Dumbing down the catalogue?

PAC "classic"

image credit: Ann Arbor Library

Thanks to a tweet from Marshall Breeding – a well known commentator on Library IT trends, I’ve just read this article, which is interesting not least for the response it has generated, summarised here.

Of course this is a debate that has been going on for years, just this week it surfaced again at an eLibrary team meeting as we discussed next week’s demo of Primo, the first in a series of sessions looking at next generation library catalogues.
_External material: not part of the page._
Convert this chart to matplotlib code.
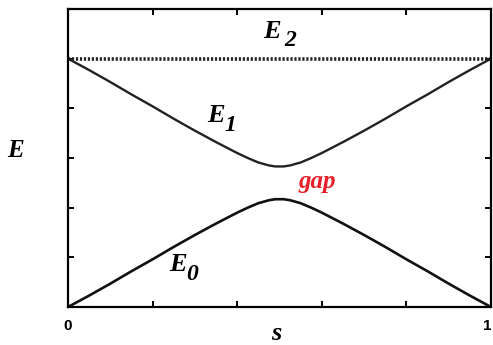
import matplotlib
matplotlib.use("Agg")
import matplotlib.pyplot as plt
import numpy as np

# values
s_vals = [0.0, 0.05, 0.1, 0.15, 0.2, 0.25, 0.3, 0.35, 0.375, 0.4, 0.425, 0.45, 0.475, 0.49,
          0.5, 0.51, 0.525, 0.55, 0.575, 0.6, 0.625, 0.65, 0.7, 0.75, 0.8, 0.85, 0.9, 0.95, 1.0]
e0_vals = [0.0, 0.23, 0.47, 0.72, 0.96, 1.21, 1.45, 1.68, 1.79, 1.90, 2.00, 2.09, 2.15, 2.17,
           2.17, 2.17, 2.15, 2.09, 2.00, 1.90, 1.79, 1.68, 1.45, 1.21, 0.96, 0.72, 0.47, 0.23, 0.0]
e1_vals = [5.0, 4.77, 4.53, 4.28, 4.04, 3.79, 3.55, 3.32, 3.21, 3.10, 3.00, 2.91, 2.85, 2.83,
           2.83, 2.83, 2.85, 2.91, 3.00, 3.10, 3.21, 3.32, 3.55, 3.79, 4.04, 4.28, 4.53, 4.77, 5.0]
e2_vals = [5.0, 5.0]
e2_s = [0.0, 1.0]

W, H = 493, 345
fig = plt.figure(figsize=(W / 100, H / 100), dpi=100)
ax = fig.add_axes([68 / W, 1 - 307 / H, (491 - 68) / W, (307 - 9) / H])

ax.plot(s_vals, e0_vals, color='#111111', lw=1.9, solid_capstyle='round')
ax.plot(s_vals, e1_vals, color='#222222', lw=1.7, solid_capstyle='round')
ax.plot(e2_s, e2_vals, color='#222222', lw=2.6, linestyle=(0, (0.6, 0.5)))

ax.set_xlim(0, 1)
ax.set_ylim(0, 6)
ax.set_xticks([0, 0.2, 0.4, 0.6, 0.8, 1.0])
ax.set_xticklabels(['0', '', '', '', '', '1'], fontfamily='Liberation Sans',
                   fontweight='bold', fontsize=11)
ax.set_yticks([0, 1, 2, 3, 4, 5, 6])
ax.set_yticklabels([])
ax.tick_params(direction='in', length=4, width=1.4, top=True, right=True, pad=8)
ax.tick_params(axis='x', pad=9)
ax.get_xticklabels()[-1].set_horizontalalignment('right')
for sp in ax.spines.values():
    sp.set_linewidth(1.6)

serif = dict(fontfamily='Liberation Serif', fontweight='bold', fontstyle='italic')


def level_label(x, y, sub, dx, dy):
    ax.text(x, y, 'E', fontsize=19, va='baseline', ha='left', **serif)
    ax.annotate(sub, xy=(x, y), xytext=(dx, dy), textcoords='offset points',
                fontsize=17, va='baseline', ha='left', **serif)


level_label(0.461, 5.42, '2', 15.5, -6)
level_label(0.329, 3.72, '1', 12.5, -6.5)
level_label(0.239, 0.72, '0', 12.5, -6.5)
ax.text(0.544, 2.40, 'gap', fontsize=18, va='baseline', ha='left', color='#e8202a', **serif)

fig.text(7 / W, 1 - 157 / H, 'E', fontsize=18, va='baseline', ha='left', **serif)
fig.text(271 / W, 1 - 340 / H, 's', fontsize=19, va='baseline', ha='left', **serif)

fig.savefig('out.png', dpi=100)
I think this, from Susan L. Gibbons, vice provost and dean of the River Campus Libraries at the University of Rochester, is as good a summary of the debate as I’ve seen, and as someone who in the past has had at least one foot planted firmly in the “dumbing down is bad” camp, I now find myself happy to agree with pretty much everything she has to say:

“The commentary shows the all-too-common divide within libraries about information literacy. Some pine for the good old days when students had no choice but to come to the physical library and be forced to learn the idiosyncrasies of mastering a research tool, such as journal indices and the power of Library of Congress subject headings.  Personally, I think libraries have gone from being in a monopolistic to a competitive marketplace for information; and that marketplace shift requires different thinking about services. I am of the opinion that libraries should do everything they can to lower the barrier of entry. Nothing should stand in the way of a student entering some search terms and discovering good resources. Once the student has entered into the (virtually or physically) library, then the rich complexities can be revealed.”